Data shown |
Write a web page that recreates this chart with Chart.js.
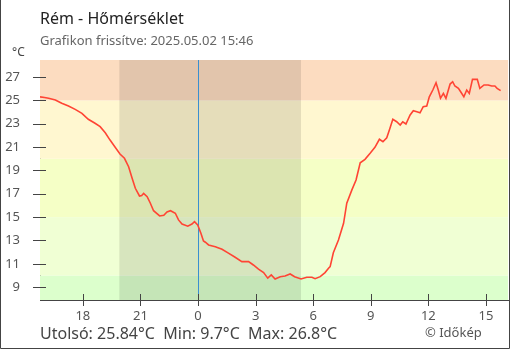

--

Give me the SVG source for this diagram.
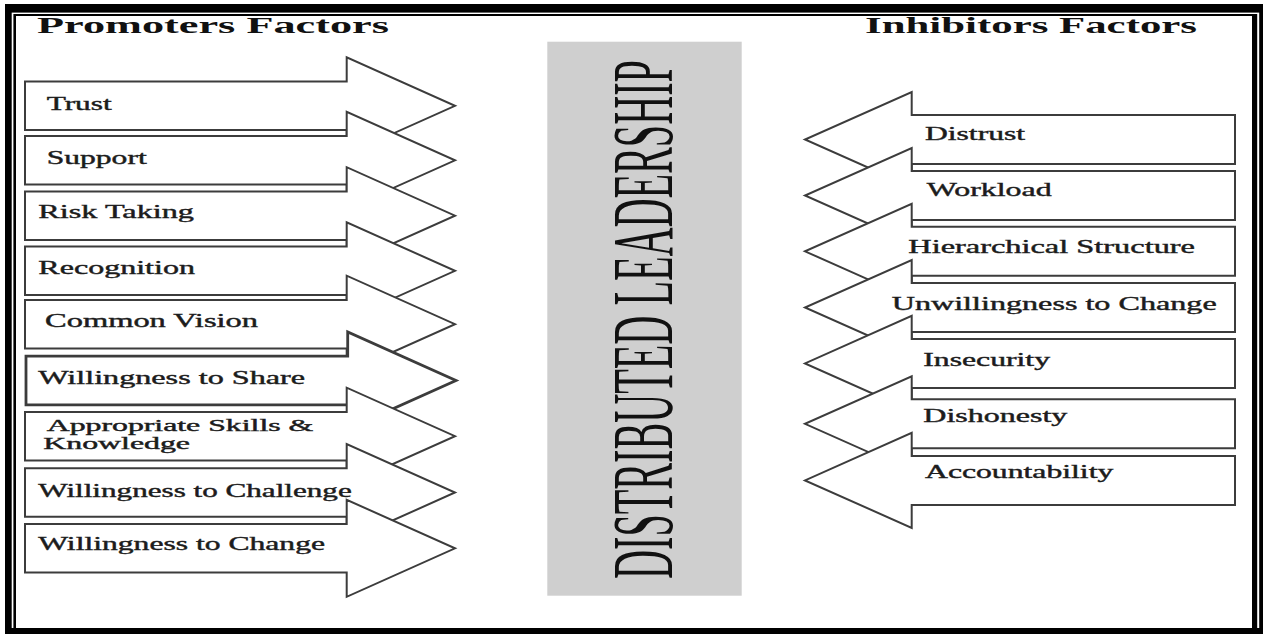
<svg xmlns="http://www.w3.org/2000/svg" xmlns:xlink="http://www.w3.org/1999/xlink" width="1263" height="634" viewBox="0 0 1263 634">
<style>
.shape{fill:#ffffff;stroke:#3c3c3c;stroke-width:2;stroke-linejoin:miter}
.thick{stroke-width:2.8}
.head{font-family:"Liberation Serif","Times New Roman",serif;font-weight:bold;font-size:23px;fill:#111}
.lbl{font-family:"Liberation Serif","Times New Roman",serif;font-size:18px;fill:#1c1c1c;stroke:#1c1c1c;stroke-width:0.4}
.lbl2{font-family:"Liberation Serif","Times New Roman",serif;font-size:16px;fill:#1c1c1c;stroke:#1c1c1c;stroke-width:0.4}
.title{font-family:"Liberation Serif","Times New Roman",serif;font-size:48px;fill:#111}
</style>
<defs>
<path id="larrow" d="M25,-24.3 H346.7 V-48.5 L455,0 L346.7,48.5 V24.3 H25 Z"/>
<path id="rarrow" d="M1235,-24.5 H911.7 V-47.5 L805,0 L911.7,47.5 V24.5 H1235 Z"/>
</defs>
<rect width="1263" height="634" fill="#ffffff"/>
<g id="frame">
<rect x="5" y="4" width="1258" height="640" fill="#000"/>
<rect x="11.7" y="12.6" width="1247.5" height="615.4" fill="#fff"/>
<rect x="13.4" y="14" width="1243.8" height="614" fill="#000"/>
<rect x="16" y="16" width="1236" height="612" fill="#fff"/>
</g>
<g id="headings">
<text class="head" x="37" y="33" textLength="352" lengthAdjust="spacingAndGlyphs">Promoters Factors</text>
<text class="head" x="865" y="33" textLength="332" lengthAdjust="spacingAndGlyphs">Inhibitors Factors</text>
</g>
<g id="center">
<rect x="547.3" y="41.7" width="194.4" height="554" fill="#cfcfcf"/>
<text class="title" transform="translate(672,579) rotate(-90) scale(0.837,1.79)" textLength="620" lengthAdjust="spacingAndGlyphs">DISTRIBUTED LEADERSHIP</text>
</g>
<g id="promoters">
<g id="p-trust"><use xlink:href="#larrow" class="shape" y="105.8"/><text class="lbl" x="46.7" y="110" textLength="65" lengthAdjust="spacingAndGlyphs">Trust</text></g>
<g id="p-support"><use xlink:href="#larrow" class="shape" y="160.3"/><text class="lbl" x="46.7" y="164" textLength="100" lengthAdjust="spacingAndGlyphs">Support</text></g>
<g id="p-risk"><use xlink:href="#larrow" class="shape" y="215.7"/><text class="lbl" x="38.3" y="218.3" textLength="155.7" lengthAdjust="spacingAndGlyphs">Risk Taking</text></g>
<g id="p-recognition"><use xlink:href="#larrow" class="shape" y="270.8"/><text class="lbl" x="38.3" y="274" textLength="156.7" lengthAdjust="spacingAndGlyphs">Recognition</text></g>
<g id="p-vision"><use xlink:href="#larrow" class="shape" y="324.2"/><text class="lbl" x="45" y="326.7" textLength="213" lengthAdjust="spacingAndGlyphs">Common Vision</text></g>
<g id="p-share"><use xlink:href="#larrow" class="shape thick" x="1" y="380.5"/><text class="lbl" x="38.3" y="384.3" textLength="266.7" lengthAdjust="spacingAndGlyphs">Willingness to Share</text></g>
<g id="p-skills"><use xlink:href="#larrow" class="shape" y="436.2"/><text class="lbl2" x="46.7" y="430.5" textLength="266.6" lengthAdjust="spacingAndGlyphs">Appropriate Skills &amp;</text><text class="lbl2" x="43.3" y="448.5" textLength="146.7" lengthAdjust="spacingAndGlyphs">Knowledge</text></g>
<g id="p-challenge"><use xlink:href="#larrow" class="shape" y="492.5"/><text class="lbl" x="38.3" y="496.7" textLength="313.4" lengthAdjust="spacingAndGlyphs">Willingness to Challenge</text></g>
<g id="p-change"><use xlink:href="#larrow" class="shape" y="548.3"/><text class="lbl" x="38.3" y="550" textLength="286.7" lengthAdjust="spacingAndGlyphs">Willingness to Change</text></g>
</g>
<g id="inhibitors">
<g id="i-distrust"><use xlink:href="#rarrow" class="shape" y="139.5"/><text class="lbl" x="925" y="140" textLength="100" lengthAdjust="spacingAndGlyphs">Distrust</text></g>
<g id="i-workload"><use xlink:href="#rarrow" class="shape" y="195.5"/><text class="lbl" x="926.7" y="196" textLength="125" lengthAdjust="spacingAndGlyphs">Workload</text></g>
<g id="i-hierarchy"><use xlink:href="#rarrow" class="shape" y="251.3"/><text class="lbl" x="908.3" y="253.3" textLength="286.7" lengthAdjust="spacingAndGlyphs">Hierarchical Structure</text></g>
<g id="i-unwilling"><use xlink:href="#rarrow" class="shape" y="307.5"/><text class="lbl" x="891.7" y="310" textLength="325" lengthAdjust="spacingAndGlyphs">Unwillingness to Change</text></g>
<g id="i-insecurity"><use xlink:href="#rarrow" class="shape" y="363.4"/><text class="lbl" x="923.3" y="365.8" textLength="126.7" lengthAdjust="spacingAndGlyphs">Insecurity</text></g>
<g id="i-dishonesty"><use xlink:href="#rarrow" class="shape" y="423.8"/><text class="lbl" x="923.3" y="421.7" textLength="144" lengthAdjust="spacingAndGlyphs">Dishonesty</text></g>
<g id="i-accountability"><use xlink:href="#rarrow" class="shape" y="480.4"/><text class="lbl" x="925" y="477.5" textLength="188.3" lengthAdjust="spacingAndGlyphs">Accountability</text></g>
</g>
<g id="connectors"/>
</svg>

--

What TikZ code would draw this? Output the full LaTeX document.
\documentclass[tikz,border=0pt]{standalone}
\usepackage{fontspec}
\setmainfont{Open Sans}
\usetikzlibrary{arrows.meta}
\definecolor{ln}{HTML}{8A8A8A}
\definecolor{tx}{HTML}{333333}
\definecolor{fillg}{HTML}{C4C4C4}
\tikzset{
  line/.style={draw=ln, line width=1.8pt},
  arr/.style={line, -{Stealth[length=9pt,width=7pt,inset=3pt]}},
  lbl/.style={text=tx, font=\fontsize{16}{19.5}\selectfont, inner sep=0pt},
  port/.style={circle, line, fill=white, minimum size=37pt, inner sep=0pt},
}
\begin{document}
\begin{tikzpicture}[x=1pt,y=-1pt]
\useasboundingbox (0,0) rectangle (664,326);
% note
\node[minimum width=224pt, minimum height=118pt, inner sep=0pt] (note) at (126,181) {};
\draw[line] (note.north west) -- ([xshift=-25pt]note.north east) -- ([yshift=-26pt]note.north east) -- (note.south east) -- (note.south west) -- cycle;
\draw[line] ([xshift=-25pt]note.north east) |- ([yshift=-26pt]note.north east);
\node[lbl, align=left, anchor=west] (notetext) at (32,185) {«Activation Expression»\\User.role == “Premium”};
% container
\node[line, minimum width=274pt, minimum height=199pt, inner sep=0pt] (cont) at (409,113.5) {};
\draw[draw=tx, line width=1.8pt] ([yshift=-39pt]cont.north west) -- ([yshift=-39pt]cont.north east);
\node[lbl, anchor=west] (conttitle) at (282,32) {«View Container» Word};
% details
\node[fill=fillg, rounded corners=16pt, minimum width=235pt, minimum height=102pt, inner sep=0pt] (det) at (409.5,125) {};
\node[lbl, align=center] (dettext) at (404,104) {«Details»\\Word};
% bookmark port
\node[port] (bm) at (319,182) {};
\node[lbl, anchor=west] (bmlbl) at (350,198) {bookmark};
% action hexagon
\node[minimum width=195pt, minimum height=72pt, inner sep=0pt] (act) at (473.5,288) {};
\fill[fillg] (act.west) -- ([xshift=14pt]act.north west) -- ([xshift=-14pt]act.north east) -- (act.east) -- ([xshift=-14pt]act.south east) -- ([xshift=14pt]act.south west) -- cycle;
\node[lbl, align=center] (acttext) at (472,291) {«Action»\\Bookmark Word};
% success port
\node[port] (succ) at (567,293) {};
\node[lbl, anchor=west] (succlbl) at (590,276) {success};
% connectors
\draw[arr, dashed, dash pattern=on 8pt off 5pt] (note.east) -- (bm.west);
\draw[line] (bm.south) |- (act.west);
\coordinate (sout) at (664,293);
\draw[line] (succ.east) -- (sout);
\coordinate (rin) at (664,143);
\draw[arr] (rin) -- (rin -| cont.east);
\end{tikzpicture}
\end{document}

Task description | Provide only the count of lines in the material above that hold the word "draw".

Solution to the problem | 9